The deity of the Holy Spirit has been less frequently discussed by the anti-trinitarians than His personality. The reason for this is logic. If the Spirit is not possessed of personality, as they claim, then how can He be thought of as deity? Since the bible knows of no impersonal deity the anti-trinitarians seldom address the question.
If His personality is ever acknowledged then His deity must logically follow because the anti-trinitarians have de-facto acknowledged His eternity. They have done this by claiming that the Holy Spirit is the ‘power’ of God in all His acts.

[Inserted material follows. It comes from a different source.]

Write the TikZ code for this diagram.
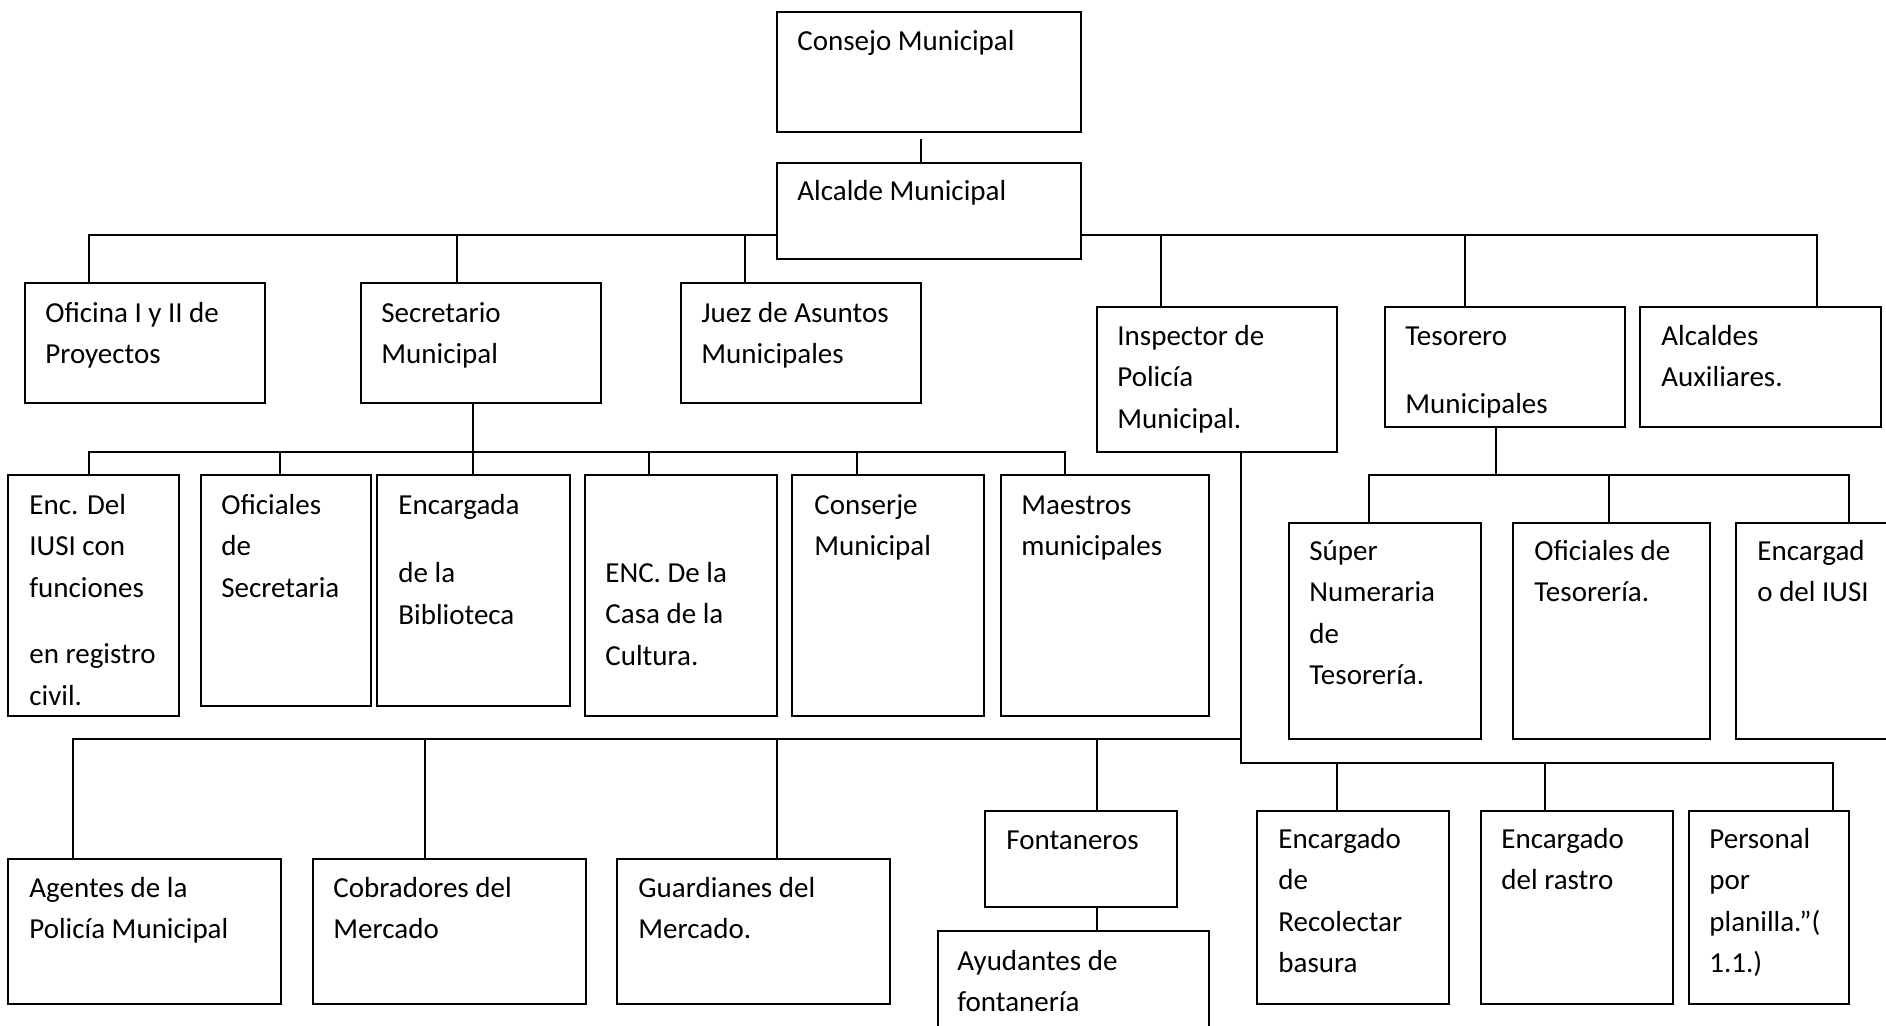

But, since God is eternal then they must acknowledge that the Holy Spirit has always existed as His ‘power’. You cannot have a second eternal being exercising almighty power who is not Jehovah.
What follows are some of the scriptural evidences for the deity of the Holy Spirit.
Called God
Acts 5:3,4 – “…why hath Satan filled thine heart to lie to the Holy Ghost, and to keep back part of the price of the land?… thou has not lied unto men, but unto God.”
Jehovah’s Witnesses will answer this by saying that if the Spirit is Jehovah’s ‘power’ then it stands in the place of Jehovah, therefore, Jehovah is lied to. This is somewhat logical if taken in isolation. The scriptural basis for the Spirit’s deity is not based on an isolated text, but on numerous passages. However, if the Spirit is possessed of personality then He is Jehovah. The previous issue of this publication documents His personality and should be referred to when this rebuttal is attempted.
Shared Attributes
Among the attributes of God are His Omnipotence, Omniscience, Omnipresence, and Eternity. These attributes are held by each of the Persons of the Godhead. The following are scriptural examples related to the Spirit.
Omnipotent – Isaiah 40:12-14 – “Who hath measured the waters in the hollow of his hand, and meted out heaven with the span,…? Who hath directed the Spirit of the LORD, or being his counsellor hath taught him?”
A similar question is asked about God at Romans 11:34, “For who hath known the mind of the Lord? Or who hath been his counsellor?”
The work of creation is the exercise of almighty power. It is the work of Jehovah alone, Father, Son, and Holy Spirit. If an attribute, or action, that is in the province of God alone, is attributed to other Persons than the Father, then that other Person, or Persons, logically must be of the same divine essence as the Father. Otherwise, you have a logically contradictory record that would undermine the doctrine of inspiration.
This is one of the ways the concept of the Tii-unity developed. The early church fathers, and some rabbinic scholers in Jesus time, saw the works of God shared among ‘others’ who seemed a part of the deity they worshipped. Since the Trinity is so well documented in scripture it is only the anti-trinitarians who have a problem.
As an aside, when Jehovah’s Witnesses come to your door, ask them to give you an example of almighty power being exercised. They will probably cite creation, bringing the Universe into existence out of nothing. Ask them whether this act of creation was carried out by Jesus. Since this is what they believe they will affirm it. Then point out to them that they are saying Jesus was almighty!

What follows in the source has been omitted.